STATED PROBLEM ▸
Reproduce each line of the material exactly, minus any picture.
[start of MATERIAL]
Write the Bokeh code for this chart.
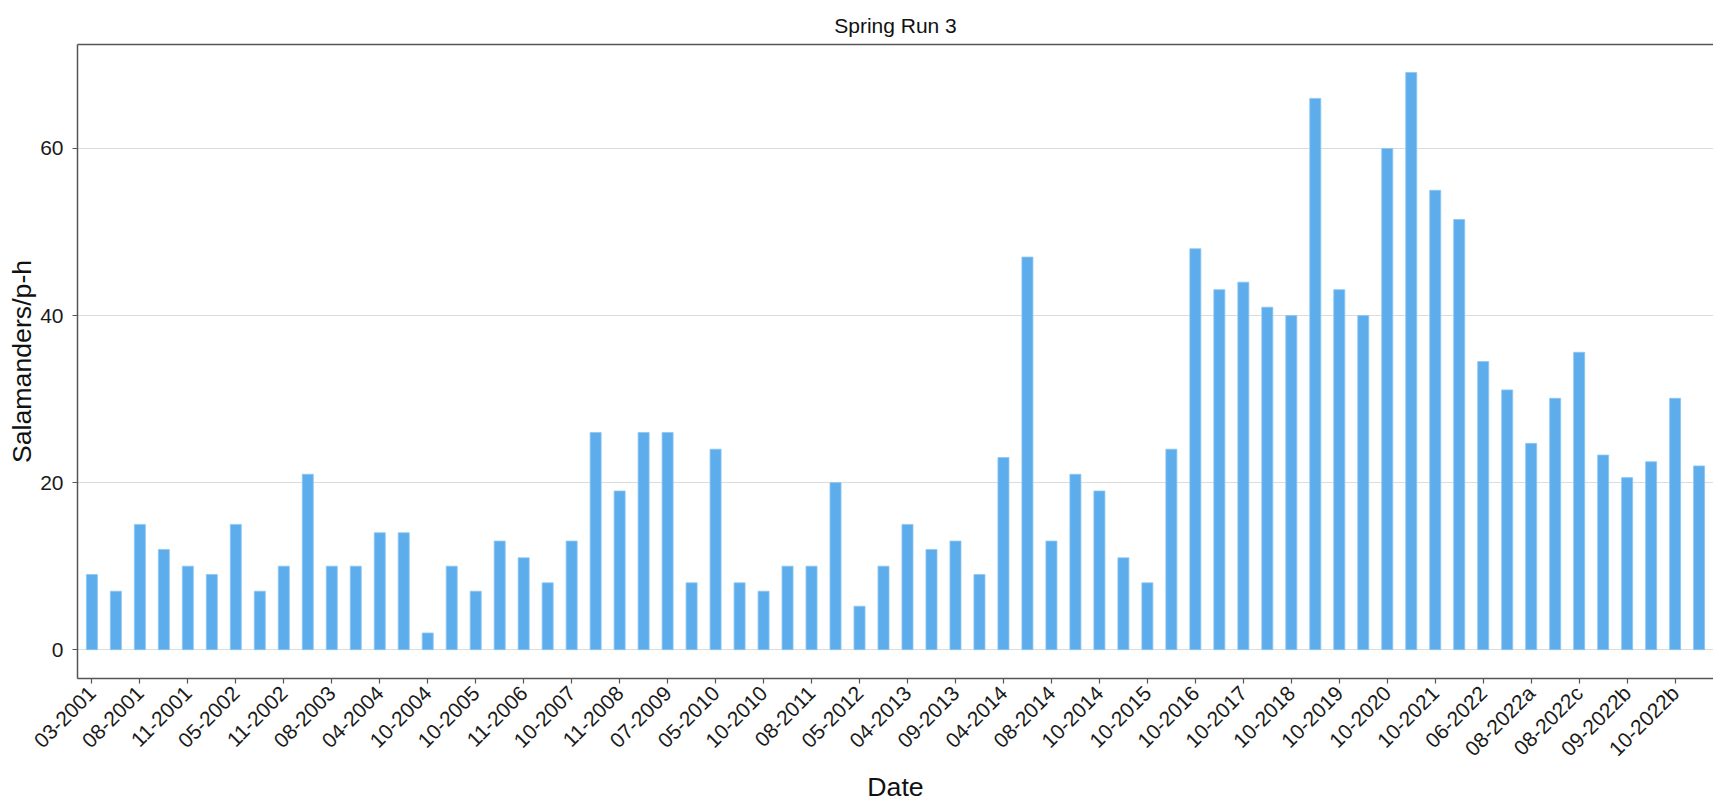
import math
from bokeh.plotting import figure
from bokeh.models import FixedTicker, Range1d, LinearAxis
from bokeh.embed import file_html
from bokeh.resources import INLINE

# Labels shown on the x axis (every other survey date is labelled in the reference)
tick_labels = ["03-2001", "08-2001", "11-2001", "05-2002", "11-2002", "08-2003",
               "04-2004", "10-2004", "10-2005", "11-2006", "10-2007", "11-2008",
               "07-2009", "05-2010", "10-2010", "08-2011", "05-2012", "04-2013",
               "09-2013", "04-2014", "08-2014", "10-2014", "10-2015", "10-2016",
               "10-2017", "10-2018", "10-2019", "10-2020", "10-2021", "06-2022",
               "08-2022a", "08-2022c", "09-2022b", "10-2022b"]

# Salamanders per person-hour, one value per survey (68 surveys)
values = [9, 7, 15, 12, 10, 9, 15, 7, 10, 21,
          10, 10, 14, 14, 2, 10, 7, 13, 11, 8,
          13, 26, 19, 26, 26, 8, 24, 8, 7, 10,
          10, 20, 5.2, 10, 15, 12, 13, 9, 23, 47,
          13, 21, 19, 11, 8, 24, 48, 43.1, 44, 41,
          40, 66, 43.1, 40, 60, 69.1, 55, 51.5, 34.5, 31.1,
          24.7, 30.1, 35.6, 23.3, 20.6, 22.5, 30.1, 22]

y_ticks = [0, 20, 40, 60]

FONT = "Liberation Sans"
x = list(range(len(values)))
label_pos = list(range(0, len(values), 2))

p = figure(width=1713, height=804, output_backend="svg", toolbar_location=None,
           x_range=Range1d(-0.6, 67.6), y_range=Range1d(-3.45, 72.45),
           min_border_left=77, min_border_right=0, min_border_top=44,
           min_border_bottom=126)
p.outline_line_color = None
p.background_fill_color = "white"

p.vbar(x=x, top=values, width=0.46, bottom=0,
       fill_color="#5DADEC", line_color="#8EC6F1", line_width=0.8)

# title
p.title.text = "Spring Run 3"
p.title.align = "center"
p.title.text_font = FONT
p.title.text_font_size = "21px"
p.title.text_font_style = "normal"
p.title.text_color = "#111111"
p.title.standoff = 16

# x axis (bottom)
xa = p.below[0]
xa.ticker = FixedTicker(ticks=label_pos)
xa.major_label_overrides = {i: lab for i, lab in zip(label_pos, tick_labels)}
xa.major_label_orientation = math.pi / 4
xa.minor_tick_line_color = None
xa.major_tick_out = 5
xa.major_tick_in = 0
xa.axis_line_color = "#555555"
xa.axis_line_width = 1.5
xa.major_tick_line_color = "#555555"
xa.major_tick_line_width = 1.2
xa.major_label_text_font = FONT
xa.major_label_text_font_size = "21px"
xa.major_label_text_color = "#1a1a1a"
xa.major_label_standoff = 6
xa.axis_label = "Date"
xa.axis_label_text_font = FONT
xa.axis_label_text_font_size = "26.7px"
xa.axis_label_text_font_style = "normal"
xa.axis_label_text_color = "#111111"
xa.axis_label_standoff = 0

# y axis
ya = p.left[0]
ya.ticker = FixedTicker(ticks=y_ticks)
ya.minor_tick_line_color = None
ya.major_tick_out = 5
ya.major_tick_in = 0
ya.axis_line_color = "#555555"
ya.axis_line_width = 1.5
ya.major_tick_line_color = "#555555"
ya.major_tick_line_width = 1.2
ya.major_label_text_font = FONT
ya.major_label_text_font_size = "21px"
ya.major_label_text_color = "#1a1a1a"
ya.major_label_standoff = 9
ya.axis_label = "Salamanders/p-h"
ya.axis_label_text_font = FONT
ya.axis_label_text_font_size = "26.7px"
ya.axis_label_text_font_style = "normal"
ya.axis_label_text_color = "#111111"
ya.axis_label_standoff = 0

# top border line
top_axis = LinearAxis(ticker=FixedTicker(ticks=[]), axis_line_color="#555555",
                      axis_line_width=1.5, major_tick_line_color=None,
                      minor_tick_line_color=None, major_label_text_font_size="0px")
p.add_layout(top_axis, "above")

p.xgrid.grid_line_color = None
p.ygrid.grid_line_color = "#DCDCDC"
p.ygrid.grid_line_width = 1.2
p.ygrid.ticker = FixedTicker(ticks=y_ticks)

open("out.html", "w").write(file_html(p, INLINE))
[end of MATERIAL]
ANSWER TO THIS TASK ▸
Write the Bokeh code for this chart.
import math
from bokeh.plotting import figure
from bokeh.models import FixedTicker, Range1d, LinearAxis
from bokeh.embed import file_html
from bokeh.resources import INLINE

# Labels shown on the x axis (every other survey date is labelled in the reference)
tick_labels = ["03-2001", "08-2001", "11-2001", "05-2002", "11-2002", "08-2003",
               "04-2004", "10-2004", "10-2005", "11-2006", "10-2007", "11-2008",
               "07-2009", "05-2010", "10-2010", "08-2011", "05-2012", "04-2013",
               "09-2013", "04-2014", "08-2014", "10-2014", "10-2015", "10-2016",
               "10-2017", "10-2018", "10-2019", "10-2020", "10-2021", "06-2022",
               "08-2022a", "08-2022c", "09-2022b", "10-2022b"]

# Salamanders per person-hour, one value per survey (68 surveys)
values = [9, 7, 15, 12, 10, 9, 15, 7, 10, 21,
          10, 10, 14, 14, 2, 10, 7, 13, 11, 8,
          13, 26, 19, 26, 26, 8, 24, 8, 7, 10,
          10, 20, 5.2, 10, 15, 12, 13, 9, 23, 47,
          13, 21, 19, 11, 8, 24, 48, 43.1, 44, 41,
          40, 66, 43.1, 40, 60, 69.1, 55, 51.5, 34.5, 31.1,
          24.7, 30.1, 35.6, 23.3, 20.6, 22.5, 30.1, 22]

y_ticks = [0, 20, 40, 60]

FONT = "Liberation Sans"
x = list(range(len(values)))
label_pos = list(range(0, len(values), 2))

p = figure(width=1713, height=804, output_backend="svg", toolbar_location=None,
           x_range=Range1d(-0.6, 67.6), y_range=Range1d(-3.45, 72.45),
           min_border_left=77, min_border_right=0, min_border_top=44,
           min_border_bottom=126)
p.outline_line_color = None
p.background_fill_color = "white"

p.vbar(x=x, top=values, width=0.46, bottom=0,
       fill_color="#5DADEC", line_color="#8EC6F1", line_width=0.8)

# title
p.title.text = "Spring Run 3"
p.title.align = "center"
p.title.text_font = FONT
p.title.text_font_size = "21px"
p.title.text_font_style = "normal"
p.title.text_color = "#111111"
p.title.standoff = 16

# x axis (bottom)
xa = p.below[0]
xa.ticker = FixedTicker(ticks=label_pos)
xa.major_label_overrides = {i: lab for i, lab in zip(label_pos, tick_labels)}
xa.major_label_orientation = math.pi / 4
xa.minor_tick_line_color = None
xa.major_tick_out = 5
xa.major_tick_in = 0
xa.axis_line_color = "#555555"
xa.axis_line_width = 1.5
xa.major_tick_line_color = "#555555"
xa.major_tick_line_width = 1.2
xa.major_label_text_font = FONT
xa.major_label_text_font_size = "21px"
xa.major_label_text_color = "#1a1a1a"
xa.major_label_standoff = 6
xa.axis_label = "Date"
xa.axis_label_text_font = FONT
xa.axis_label_text_font_size = "26.7px"
xa.axis_label_text_font_style = "normal"
xa.axis_label_text_color = "#111111"
xa.axis_label_standoff = 0

# y axis
ya = p.left[0]
ya.ticker = FixedTicker(ticks=y_ticks)
ya.minor_tick_line_color = None
ya.major_tick_out = 5
ya.major_tick_in = 0
ya.axis_line_color = "#555555"
ya.axis_line_width = 1.5
ya.major_tick_line_color = "#555555"
ya.major_tick_line_width = 1.2
ya.major_label_text_font = FONT
ya.major_label_text_font_size = "21px"
ya.major_label_text_color = "#1a1a1a"
ya.major_label_standoff = 9
ya.axis_label = "Salamanders/p-h"
ya.axis_label_text_font = FONT
ya.axis_label_text_font_size = "26.7px"
ya.axis_label_text_font_style = "normal"
ya.axis_label_text_color = "#111111"
ya.axis_label_standoff = 0

# top border line
top_axis = LinearAxis(ticker=FixedTicker(ticks=[]), axis_line_color="#555555",
                      axis_line_width=1.5, major_tick_line_color=None,
                      minor_tick_line_color=None, major_label_text_font_size="0px")
p.add_layout(top_axis, "above")

p.xgrid.grid_line_color = None
p.ygrid.grid_line_color = "#DCDCDC"
p.ygrid.grid_line_width = 1.2
p.ygrid.ticker = FixedTicker(ticks=y_ticks)

open("out.html", "w").write(file_html(p, INLINE))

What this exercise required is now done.